▸ **SOURCE DATA**:
--- begin ---

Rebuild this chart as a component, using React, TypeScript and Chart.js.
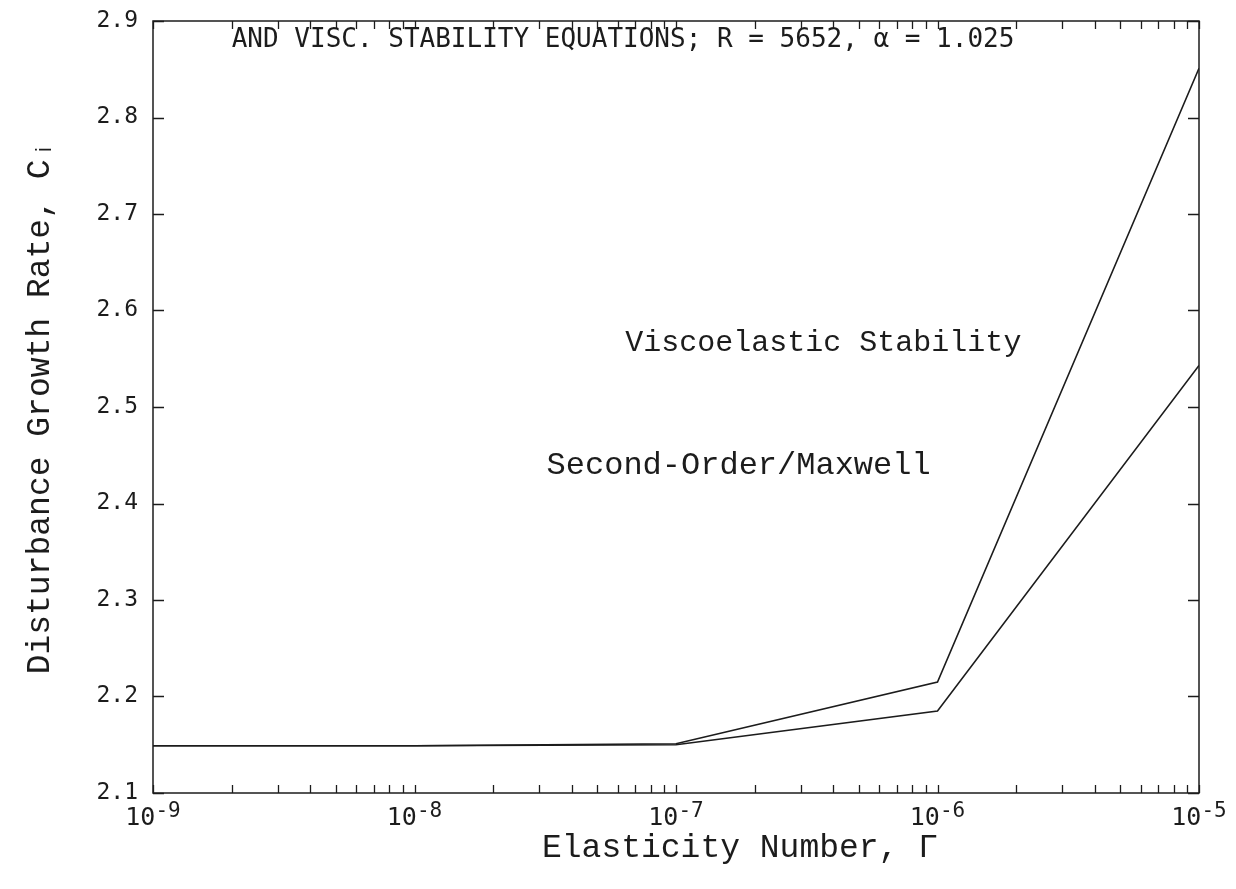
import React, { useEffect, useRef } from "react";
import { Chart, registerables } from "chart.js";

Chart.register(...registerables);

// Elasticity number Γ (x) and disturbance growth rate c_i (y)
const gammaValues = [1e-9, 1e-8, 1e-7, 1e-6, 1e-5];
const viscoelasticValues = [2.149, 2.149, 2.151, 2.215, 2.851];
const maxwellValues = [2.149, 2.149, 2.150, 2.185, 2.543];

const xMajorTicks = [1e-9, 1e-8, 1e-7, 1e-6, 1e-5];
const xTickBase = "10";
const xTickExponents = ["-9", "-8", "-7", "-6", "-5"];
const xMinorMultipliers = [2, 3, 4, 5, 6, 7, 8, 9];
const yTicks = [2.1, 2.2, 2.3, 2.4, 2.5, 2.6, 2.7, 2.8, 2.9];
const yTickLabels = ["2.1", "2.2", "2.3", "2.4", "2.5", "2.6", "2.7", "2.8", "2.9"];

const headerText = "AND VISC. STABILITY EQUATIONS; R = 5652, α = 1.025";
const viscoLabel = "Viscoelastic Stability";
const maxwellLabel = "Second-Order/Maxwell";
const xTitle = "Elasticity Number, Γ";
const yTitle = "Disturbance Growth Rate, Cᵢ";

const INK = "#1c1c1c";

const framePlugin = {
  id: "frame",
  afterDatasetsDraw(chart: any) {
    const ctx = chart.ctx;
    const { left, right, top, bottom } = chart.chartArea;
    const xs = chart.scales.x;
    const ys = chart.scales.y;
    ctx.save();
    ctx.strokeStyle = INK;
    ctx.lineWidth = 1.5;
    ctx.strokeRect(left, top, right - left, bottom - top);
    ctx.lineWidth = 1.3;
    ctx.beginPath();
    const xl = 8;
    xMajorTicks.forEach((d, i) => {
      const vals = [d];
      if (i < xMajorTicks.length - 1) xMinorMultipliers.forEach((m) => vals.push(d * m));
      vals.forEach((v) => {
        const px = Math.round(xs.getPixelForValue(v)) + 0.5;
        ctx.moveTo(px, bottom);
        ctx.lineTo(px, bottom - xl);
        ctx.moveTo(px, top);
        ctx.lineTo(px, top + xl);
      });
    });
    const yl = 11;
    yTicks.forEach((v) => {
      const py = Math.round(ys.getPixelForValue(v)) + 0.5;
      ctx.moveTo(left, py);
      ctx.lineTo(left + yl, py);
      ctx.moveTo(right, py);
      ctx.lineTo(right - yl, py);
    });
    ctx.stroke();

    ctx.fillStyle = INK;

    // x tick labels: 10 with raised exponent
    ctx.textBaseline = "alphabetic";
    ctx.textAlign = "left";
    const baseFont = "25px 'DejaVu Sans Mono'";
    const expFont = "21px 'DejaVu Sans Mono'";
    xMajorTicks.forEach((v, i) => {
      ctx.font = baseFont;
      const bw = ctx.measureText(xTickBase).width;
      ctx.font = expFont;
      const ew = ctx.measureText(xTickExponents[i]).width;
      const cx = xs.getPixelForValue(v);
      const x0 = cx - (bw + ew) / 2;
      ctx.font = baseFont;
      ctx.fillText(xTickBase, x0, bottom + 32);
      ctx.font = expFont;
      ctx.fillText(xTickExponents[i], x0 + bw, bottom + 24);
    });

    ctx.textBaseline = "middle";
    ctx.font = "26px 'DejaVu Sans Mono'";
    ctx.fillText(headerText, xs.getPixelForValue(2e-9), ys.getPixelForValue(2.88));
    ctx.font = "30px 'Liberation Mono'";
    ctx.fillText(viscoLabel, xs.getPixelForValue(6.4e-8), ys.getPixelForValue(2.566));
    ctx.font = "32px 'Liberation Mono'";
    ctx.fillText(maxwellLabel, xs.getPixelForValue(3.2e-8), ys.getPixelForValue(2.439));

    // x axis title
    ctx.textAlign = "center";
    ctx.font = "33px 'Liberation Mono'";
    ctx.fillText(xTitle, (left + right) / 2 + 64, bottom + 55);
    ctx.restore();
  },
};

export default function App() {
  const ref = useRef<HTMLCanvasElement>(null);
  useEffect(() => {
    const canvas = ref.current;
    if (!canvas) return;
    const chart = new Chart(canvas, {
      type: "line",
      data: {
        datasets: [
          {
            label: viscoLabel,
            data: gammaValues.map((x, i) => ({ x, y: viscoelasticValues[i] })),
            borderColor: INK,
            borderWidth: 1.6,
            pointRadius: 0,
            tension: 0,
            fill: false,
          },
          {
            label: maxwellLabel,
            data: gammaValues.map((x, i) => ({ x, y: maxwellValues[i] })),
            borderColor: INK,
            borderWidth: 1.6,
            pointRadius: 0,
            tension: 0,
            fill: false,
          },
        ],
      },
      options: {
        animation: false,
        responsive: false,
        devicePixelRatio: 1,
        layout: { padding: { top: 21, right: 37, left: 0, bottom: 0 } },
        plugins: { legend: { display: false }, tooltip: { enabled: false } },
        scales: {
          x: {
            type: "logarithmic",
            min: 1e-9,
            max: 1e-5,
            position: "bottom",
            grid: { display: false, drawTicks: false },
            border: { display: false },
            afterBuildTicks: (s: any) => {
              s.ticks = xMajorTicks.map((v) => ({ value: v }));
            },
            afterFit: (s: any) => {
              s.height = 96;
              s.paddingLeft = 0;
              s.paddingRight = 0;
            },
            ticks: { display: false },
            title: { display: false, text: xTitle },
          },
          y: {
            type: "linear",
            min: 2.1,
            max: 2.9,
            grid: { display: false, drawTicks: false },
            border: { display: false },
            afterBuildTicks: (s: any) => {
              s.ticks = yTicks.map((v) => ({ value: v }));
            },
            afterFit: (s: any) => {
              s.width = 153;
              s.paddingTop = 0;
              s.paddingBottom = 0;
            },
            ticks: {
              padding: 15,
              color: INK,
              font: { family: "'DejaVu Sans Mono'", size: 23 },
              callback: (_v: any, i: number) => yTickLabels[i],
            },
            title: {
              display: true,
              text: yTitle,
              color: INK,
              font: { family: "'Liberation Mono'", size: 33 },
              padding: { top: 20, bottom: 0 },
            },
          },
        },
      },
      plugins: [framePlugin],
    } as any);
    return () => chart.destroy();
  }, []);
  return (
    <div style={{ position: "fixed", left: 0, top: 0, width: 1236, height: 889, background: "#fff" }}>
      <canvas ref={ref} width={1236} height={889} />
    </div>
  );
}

--- end ---

▸ **REQUIREMENT**:
Reproduce the material above exactly, first line through the line that contains "Chart.register(...registerables);", minus the pictures.

▸ **THE SOLUTION**:
Rebuild this chart as a component, using React, TypeScript and Chart.js.
import React, { useEffect, useRef } from "react";
import { Chart, registerables } from "chart.js";

Chart.register(...registerables);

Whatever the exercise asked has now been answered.